Measuring dissolved oxygen (DO) accurately is vital in numerous environmental and industrial applications, from monitoring aquatic ecosystems to controlling water treatment processes. One of the lesser-known yet critical factors influencing DO measurement accuracy is salinity. If you have ever wondered why your DO readings sometimes seem off in saline water or why specialized instruments adjust for salinity, this article will unravel these mysteries. Understanding salinity compensation can not only enhance the precision of your measurements but also help you make better-informed decisions based on those measurements.

Whether you are an environmental scientist, aquarist, or someone who works regularly with water quality monitoring, getting the nuances of salinity compensation right matters deeply. Let’s dive into how salinity impacts dissolved oxygen measurement and why compensation mechanisms are necessary to ensure reliability and consistency in your data.
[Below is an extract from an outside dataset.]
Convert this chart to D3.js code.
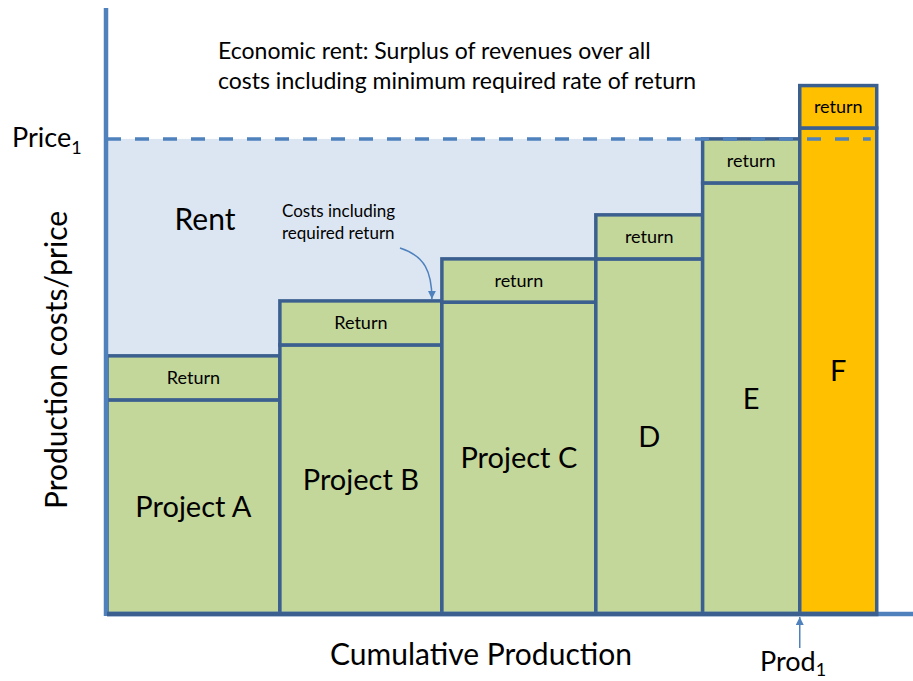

Understanding Dissolved Oxygen and Its Importance

Dissolved oxygen refers to the amount of oxygen gas that is present in water, an essential parameter for assessing water quality and the health of aquatic life. Oxygen enters water bodies primarily through diffusion from the atmosphere and photosynthesis by aquatic plants. DO levels influence the survival of fish, invertebrates, and other aquatic organisms, as they depend on oxygen dissolved in the water for respiration.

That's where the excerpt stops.